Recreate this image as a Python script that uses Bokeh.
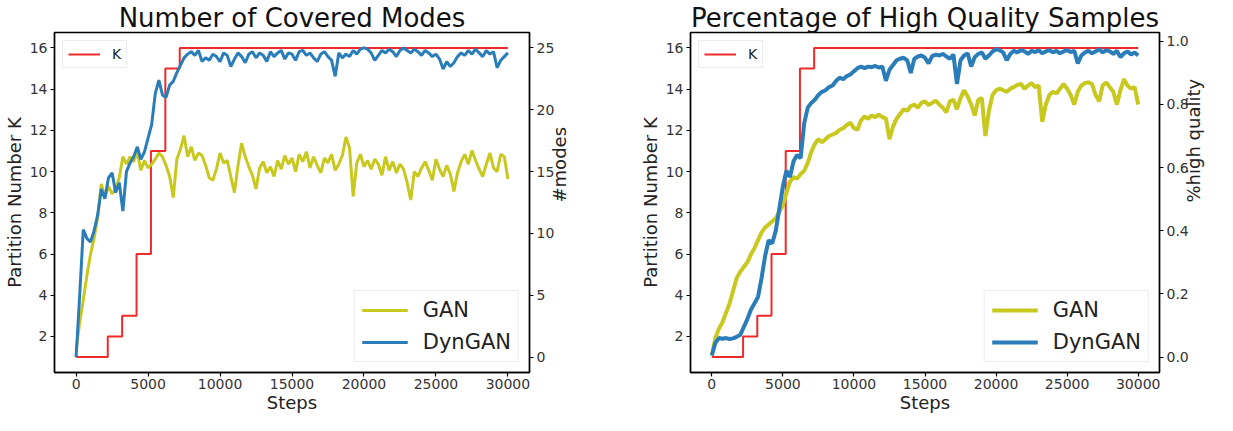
import math
from bokeh.plotting import figure
from bokeh.models import Range1d, LinearAxis, Legend, LegendItem, FixedTicker, PrintfTickFormatter
from bokeh.layouts import row
from bokeh.embed import file_html
from bokeh.resources import INLINE

steps = list(range(0, 30001, 250))

k_steps = [0, 2200, 3200, 4200, 5200, 6200, 7200, 30000]
k_values = [1, 2, 3, 6, 11, 15, 16, 16]

modes_dyngan = [
    0.0, 5.0, 10.3, 9.6, 9.3, 10.2, 11.5, 13.6, 12.8, 14.5,
    14.9, 13.3, 14.1, 11.8, 15.0, 15.7, 16.2, 17.0, 16.0, 16.6,
    17.7, 18.8, 21.3, 22.4, 21.2, 21.0, 22.0, 22.3, 23.0, 23.6,
    24.2, 24.5, 24.7, 24.4, 24.8, 23.9, 24.2, 24.0, 24.5, 24.3,
    23.9, 24.6, 24.4, 23.5, 24.1, 24.6, 24.3, 23.8, 24.5, 24.7,
    24.2, 24.6, 24.4, 23.9, 24.7, 24.3, 24.6, 24.8, 24.1, 24.6,
    24.5, 24.0, 24.7, 24.8, 24.4, 24.6, 24.2, 23.9, 24.5, 24.7,
    24.3, 24.0, 22.7, 24.6, 24.2, 24.5, 24.3, 24.8, 24.5, 24.9,
    25.0, 24.9, 24.6, 24.0, 24.4, 24.8, 24.6, 24.9, 24.7, 24.3,
    24.8, 25.0, 24.8, 24.6, 24.9, 24.7, 24.4, 24.8, 24.6, 24.3,
    24.5, 24.1, 23.3, 23.9, 23.5, 23.8, 24.3, 24.6, 24.4, 24.8,
    24.5, 24.9, 24.6, 24.3, 24.8, 24.5, 24.7, 23.4, 24.0, 24.3,
    24.6,
]

modes_gan = [
    0.5, 2.8, 4.6, 6.6, 8.3, 9.6, 11.3, 14.0, 13.0, 13.8,
    13.2, 13.6, 14.5, 16.2, 15.6, 16.2, 15.8, 16.6, 15.1, 15.9,
    15.3, 15.6, 16.0, 16.5, 16.2, 15.5, 14.6, 12.9, 16.0, 16.8,
    17.9, 16.2, 17.0, 15.9, 16.5, 16.3, 15.5, 14.5, 14.3, 15.2,
    16.5, 15.7, 15.9, 14.6, 13.3, 15.5, 17.3, 16.2, 15.4, 14.7,
    13.6, 15.3, 15.8, 14.9, 15.4, 14.6, 15.9, 15.2, 16.3, 15.6,
    16.1, 15.0, 16.4, 15.8, 16.6, 15.3, 16.2, 15.5, 14.9, 16.1,
    15.7, 16.4, 15.1, 15.6, 16.3, 17.8, 16.9, 13.0, 15.7, 16.4,
    15.4, 15.9, 15.2, 16.0, 15.6, 14.7, 16.2, 15.1, 15.8, 14.9,
    15.6, 15.2, 14.1, 12.7, 15.0, 14.6, 15.3, 15.8, 15.1, 14.3,
    16.0, 15.2, 14.6, 15.5, 14.8, 13.4, 14.9, 15.8, 16.4, 15.6,
    16.7, 15.9, 15.2, 14.6, 15.6, 16.5, 15.3, 15.0, 16.4, 16.2,
    14.4,
]

hq_dyngan = [
    0.005, 0.045, 0.06, 0.058, 0.06, 0.057, 0.059, 0.064, 0.07, 0.095,
    0.12, 0.15, 0.17, 0.19, 0.25, 0.32, 0.37, 0.36, 0.40, 0.47,
    0.54, 0.59, 0.57, 0.62, 0.64, 0.63, 0.74, 0.79, 0.805, 0.815,
    0.83, 0.84, 0.845, 0.855, 0.86, 0.875, 0.885, 0.88, 0.89, 0.895,
    0.905, 0.915, 0.92, 0.915, 0.92, 0.918, 0.922, 0.917, 0.92, 0.875,
    0.91, 0.925, 0.94, 0.945, 0.948, 0.94, 0.90, 0.945, 0.952, 0.955,
    0.948, 0.93, 0.953, 0.958, 0.955, 0.96, 0.952, 0.945, 0.958, 0.865,
    0.94, 0.955, 0.962, 0.92, 0.95, 0.96, 0.965, 0.945, 0.955, 0.968,
    0.975, 0.972, 0.965, 0.94, 0.96, 0.97, 0.965, 0.972, 0.968, 0.96,
    0.97, 0.966, 0.972, 0.962, 0.968, 0.972, 0.965, 0.97, 0.962, 0.968,
    0.972, 0.966, 0.97, 0.93, 0.955, 0.965, 0.97, 0.962, 0.968, 0.975,
    0.965, 0.972, 0.968, 0.96, 0.97, 0.95, 0.962, 0.968, 0.958, 0.965,
    0.955,
]

hq_gan = [
    0.005, 0.06, 0.09, 0.11, 0.14, 0.17, 0.21, 0.25, 0.27, 0.285,
    0.30, 0.325, 0.345, 0.37, 0.395, 0.41, 0.42, 0.43, 0.44, 0.46,
    0.48, 0.52, 0.555, 0.57, 0.565, 0.58, 0.59, 0.615, 0.65, 0.675,
    0.69, 0.68, 0.69, 0.70, 0.705, 0.71, 0.72, 0.725, 0.735, 0.742,
    0.725, 0.72, 0.75, 0.762, 0.755, 0.765, 0.76, 0.768, 0.76, 0.755,
    0.69, 0.73, 0.755, 0.77, 0.785, 0.78, 0.795, 0.80, 0.79, 0.805,
    0.81, 0.798, 0.805, 0.812, 0.80, 0.79, 0.775, 0.81, 0.815, 0.785,
    0.82, 0.845, 0.825, 0.80, 0.765, 0.815, 0.82, 0.70, 0.78, 0.83,
    0.845, 0.85, 0.845, 0.84, 0.85, 0.855, 0.862, 0.865, 0.85, 0.86,
    0.868, 0.855, 0.86, 0.745, 0.80, 0.83, 0.84, 0.835, 0.85, 0.865,
    0.85, 0.83, 0.80, 0.84, 0.86, 0.868, 0.87, 0.865, 0.83, 0.81,
    0.86, 0.87, 0.855, 0.84, 0.80, 0.845, 0.88, 0.86, 0.85, 0.855,
    0.80,
]

x_ticks = [0, 5000, 10000, 15000, 20000, 25000, 30000]
k_ticks = [2, 4, 6, 8, 10, 12, 14, 16]
modes_ticks = [0, 5, 10, 15, 20, 25]
hq_ticks = [0.0, 0.2, 0.4, 0.6, 0.8, 1.0]

FONT = "DejaVu Sans"
RED = "#ee2a2a"
YEL = "#c8c81e"
BLUE = "#2a7db8"


def style_axis(ax, label_size="18px"):
    ax.axis_line_color = "black"
    ax.axis_line_width = 1.4
    ax.major_tick_line_color = "black"
    ax.major_tick_line_width = 1.2
    ax.major_tick_out = 4
    ax.major_tick_in = 0
    ax.minor_tick_line_color = None
    ax.major_label_text_font = FONT
    ax.major_label_text_font_size = "14px"
    ax.major_label_text_color = "#333333"
    ax.major_label_standoff = 3
    ax.axis_label_text_font = FONT
    ax.axis_label_text_font_size = label_size
    ax.axis_label_text_font_style = "normal"
    ax.axis_label_text_color = "#222222"
    ax.axis_label_standoff = 2


def make_fig(title, width, bl, br, rrange, rticks, rlabel, rfmt, gan, dyn, lw):
    p = figure(width=width, height=415, x_range=Range1d(-1500, 31500),
               y_range=Range1d(0.25, 16.75), output_backend="svg",
               toolbar_location=None, min_border_left=bl, min_border_right=br,
               min_border_top=29, min_border_bottom=36)
    p.title.text = title
    p.title.text_font = FONT
    p.title.text_font_size = "26px"
    p.title.text_font_style = "normal"
    p.title.text_color = "#111111"
    p.title.align = "center"
    p.title.standoff = 0
    p.grid.visible = False
    p.outline_line_color = "black"
    p.outline_line_width = 1.4
    p.outline_line_alpha = 1.0
    p.background_fill_color = "white"
    p.border_fill_color = "white"

    p.xaxis.ticker = FixedTicker(ticks=x_ticks)
    p.xaxis.axis_label = "Steps"
    p.yaxis.ticker = FixedTicker(ticks=k_ticks)
    p.yaxis.axis_label = "Partition Number K"
    style_axis(p.xaxis[0], "18px")
    style_axis(p.yaxis[0], "18px")
    p.xaxis[0].major_label_standoff = 2
    p.xaxis[0].axis_label_standoff = 0

    p.extra_y_ranges = {"r": rrange}
    rax = LinearAxis(y_range_name="r", axis_label=rlabel, ticker=FixedTicker(ticks=rticks))
    if rfmt:
        rax.formatter = PrintfTickFormatter(format=rfmt)
    style_axis(rax, "18px")
    if "axis_label_orientation" in rax.properties():
        rax.axis_label_orientation = math.pi / 2
    p.add_layout(rax, "right")

    rk = p.step(k_steps, k_values, mode="after", line_color=RED, line_width=2)
    rg = p.line(steps, gan, line_color=YEL, line_width=lw, y_range_name="r")
    rd = p.line(steps, dyn, line_color=BLUE, line_width=lw, y_range_name="r")

    lk = Legend(items=[LegendItem(label="K", renderers=[rk])], location="top_left",
                margin=8, padding=5, glyph_width=32, glyph_height=16, label_height=16,
                label_width=8, label_standoff=12, label_text_font=FONT,
                label_text_font_size="14px", label_text_color="#222222",
                border_line_color="#d9d9d9", border_line_width=1,
                background_fill_alpha=0.85)
    lg = Legend(items=[LegendItem(label="GAN", renderers=[rg]),
                       LegendItem(label="DynGAN", renderers=[rd])],
                location="bottom_right", margin=10, padding=7, spacing=8,
                glyph_width=46, glyph_height=22, label_height=22, label_standoff=15,
                label_text_font=FONT, label_text_font_size="21px",
                label_text_color="#222222", border_line_color="#d9d9d9",
                border_line_width=1, background_fill_alpha=0.85)
    p.add_layout(lk)
    p.add_layout(lg)
    return p


p1 = make_fig("Number of Covered Modes", 589, 52, 60, Range1d(-1.25, 26.25),
              modes_ticks, "#modes", None, modes_gan, modes_dyngan, 3)
p2 = make_fig("Percentage of High Quality Samples", 628, 101, 56, Range1d(-0.049, 1.028),
              hq_ticks, "%high quality", "%.1f", hq_gan, hq_dyngan, 4)

layout = row(p1, p2)
open("out.html", "w").write(file_html(layout, INLINE))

· · · · ·

_Task directions_
Reproduce the material above from its first line through the line containing "k_values = [1, 2, 3, 6, 11, 15, 16, 16]", both ends included, and skip every picture.

_Solution to the problem_
Recreate this image as a Python script that uses Bokeh.
import math
from bokeh.plotting import figure
from bokeh.models import Range1d, LinearAxis, Legend, LegendItem, FixedTicker, PrintfTickFormatter
from bokeh.layouts import row
from bokeh.embed import file_html
from bokeh.resources import INLINE

steps = list(range(0, 30001, 250))

k_steps = [0, 2200, 3200, 4200, 5200, 6200, 7200, 30000]
k_values = [1, 2, 3, 6, 11, 15, 16, 16]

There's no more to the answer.